Sure the cause of my error is less common than for most as I'm new to this, but I did not have langchain installed. One to try pip install langchain
same error... is it from openai or pinecone...
i have checked pinecone PINECONE_NAME_SPACE and PINECONE_INDEX_NAME
hey @rancor13 , are you using a proxy like clash?
hey @rancor13 , are you using a proxy like clash?
I meet the same error and I also sue proxy as clash ,but it also can not work correctly
@rancor13, I encountered the same error and discovered that it was caused by my OpenAI account. Using the API requires payment for each request. In order to resolve the issue, I added a credit card to my account and now it works.
@rancor13 I came here just to say the exact same thing as @anaszil.

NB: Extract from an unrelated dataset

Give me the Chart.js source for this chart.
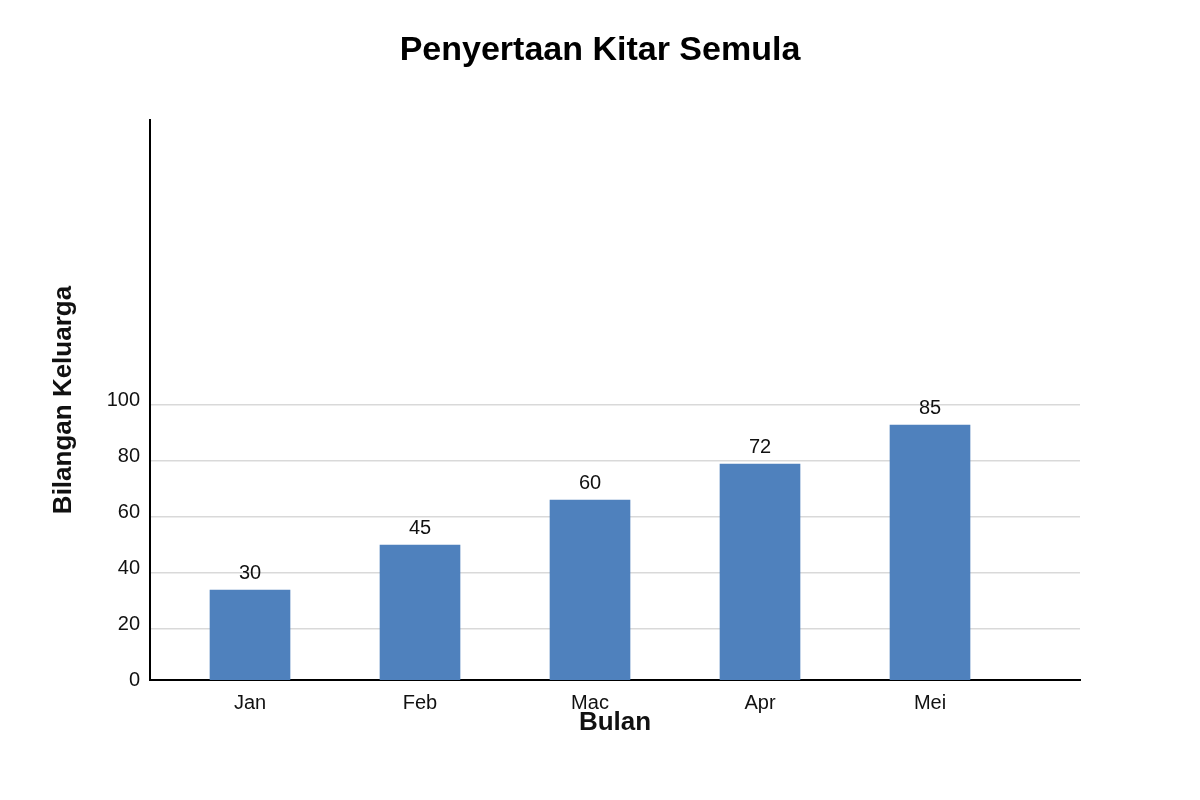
<!DOCTYPE html>
<html>
<head>
<meta charset="utf-8">
<script src="https://cdn.jsdelivr.net/npm/chart.js@4.4.0/dist/chart.umd.min.js"></script>
<style>
  body { margin: 0; background: #fff; }
</style>
</head>
<body>
<canvas id="myBarChart" width="1200" height="800"></canvas>
<script>
var months = ["Jan", "Feb", "Mac", "Apr", "Mei"];
var families = [30, 45, 60, 72, 85];
var yTickValues = [0, 20, 40, 60, 80, 100];
var gridValues = [20, 40, 60, 80, 100];

var FONT = '"Liberation Sans", Arial, sans-serif';

// numbers above each bar
var valueLabels = {
  id: 'valueLabels',
  afterDatasetsDraw: function(chart) {
    var ctx = chart.ctx;
    var meta = chart.getDatasetMeta(0);
    ctx.save();
    ctx.font = '20px ' + FONT;
    ctx.fillStyle = '#111';
    ctx.textAlign = 'center';
    ctx.textBaseline = 'middle';
    meta.data.forEach(function(bar, i) {
      ctx.fillText(families[i], bar.x, bar.y - 17);
    });
    ctx.restore();
  }
};

var ctx = document.getElementById("myBarChart");

var myBarChart = new Chart(ctx, {
  type: 'bar',
  data: {
    datasets: [{
      label: "Bilangan Keluarga",
      backgroundColor: "#4F81BD",
      borderWidth: 0,
      barThickness: 80,
      xAxisID: 'x',
      yAxisID: 'yBar',
      data: months.map(function(m, i) { return { x: i, y: families[i] }; })
    }]
  },
  options: {
    responsive: false,
    devicePixelRatio: 1,
    animation: false,
    layout: { padding: 0 },
    plugins: {
      legend: { display: false },
      tooltip: { enabled: false },
      title: {
        display: true,
        text: 'Penyertaan Kitar Semula',
        color: '#000',
        font: { family: FONT, size: 34, weight: 'bold' },
        padding: { top: 30.6, bottom: 48.6 }
      }
    },
    scales: {
      x: {
        type: 'linear',
        position: 'bottom',
        offset: false,
        min: -100 / 170,
        max: 830 / 170,
        afterBuildTicks: function(scale) {
          scale.ticks = months.map(function(m, i) { return { value: i }; });
        },
        afterFit: function(scale) { scale.height = 120; },
        ticks: {
          color: '#111',
          font: { family: FONT, size: 20 },
          padding: 3,
          callback: function(v) { return months[v]; }
        },
        grid: { display: false },
        border: { display: true, color: '#000', width: 2 },
        title: {
          display: true,
          text: 'Bulan',
          color: '#111',
          font: { family: FONT, size: 26, weight: 'bold' },
          padding: { top: 0, bottom: 61.4 }
        }
      },
      y: {
        position: 'left',
        min: 0,
        max: 200,
        afterBuildTicks: function(scale) {
          scale.ticks = yTickValues.map(function(v) { return { value: v }; });
        },
        afterFit: function(scale) { scale.width = 150; },
        ticks: {
          color: '#111',
          font: { family: FONT, size: 20 },
          padding: 2,
          labelOffset: 0
        },
        grid: { display: false },
        border: { display: true, color: '#000', width: 2 },
        title: {
          display: true,
          text: 'Bilangan Keluarga',
          color: '#111',
          font: { family: FONT, size: 26, weight: 'bold' },
          padding: { top: 48, bottom: 0 }
        }
      },
      yGrid: {
        position: 'left',
        min: 5 / 2.8,
        max: 5 / 2.8 + 560 / 2.8,
        afterBuildTicks: function(scale) {
          scale.ticks = gridValues.map(function(v) { return { value: v }; });
        },
        afterFit: function(scale) { scale.width = 0; },
        ticks: { display: false },
        grid: { color: '#d9d9d9', lineWidth: 1.5, drawTicks: false },
        border: { display: false }
      },
      yRight: {
        position: 'right',
        afterFit: function(scale) { scale.width = 120; },
        ticks: { display: false },
        grid: { display: false },
        border: { display: false }
      },
      yBar: {
        display: false,
        min: 0,
        max: 560 / 3
      }
    }
  },
  plugins: [valueLabels]
});
</script>
</body>
</html>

I kept getting a 429 response no matter what, and after messing around with a separate Python library, I realized that the 429 was coming from OpenAI, and adding a payment method to my account immediately resolved the issue - I'm able to ingest data now and get responses from the chat.
If you experience a 429 error, just create a new user for chatGPT (another google account for exemple, a free account, no need to pay). Generate a new API key. Replace your old one. Solved my problem instantly.
creating vector store... ingestion complete
Wow, thanks to all of you for going through this. Following this instantly solved my errors.
Hi, @rancor13! I'm Dosu, and I'm here to help the gpt4-pdf-chatbot-langchain team manage their backlog. I wanted to let you know that we are marking this issue as stale.
Based on my understanding, you are experiencing difficulties with data ingestion despite following the documentation and creating new API keys. There have been several suggestions from other users to resolve the issue, such as initializing an index in Pinecone Dashboard, ensuring the namespace in pinecone.ts matches the one in the dashboard, and checking for multiple OPENAI API keys in the environment. Some users have also suggested creating a new project or user for ChatGPT and adding a payment method to the OpenAI account. However, it seems that the issue is still ongoing and has not been resolved.
Before we close this issue, we wanted to check with you if it is still relevant to the latest version of the gpt4-pdf-chatbot-langchain repository. If it is, please let us know by commenting on the issue. Otherwise, feel free to close the issue yourself, or the issue will be automatically closed in 7 days.
Thank you for your understanding and cooperation. Let us know if there's anything else we can assist you with!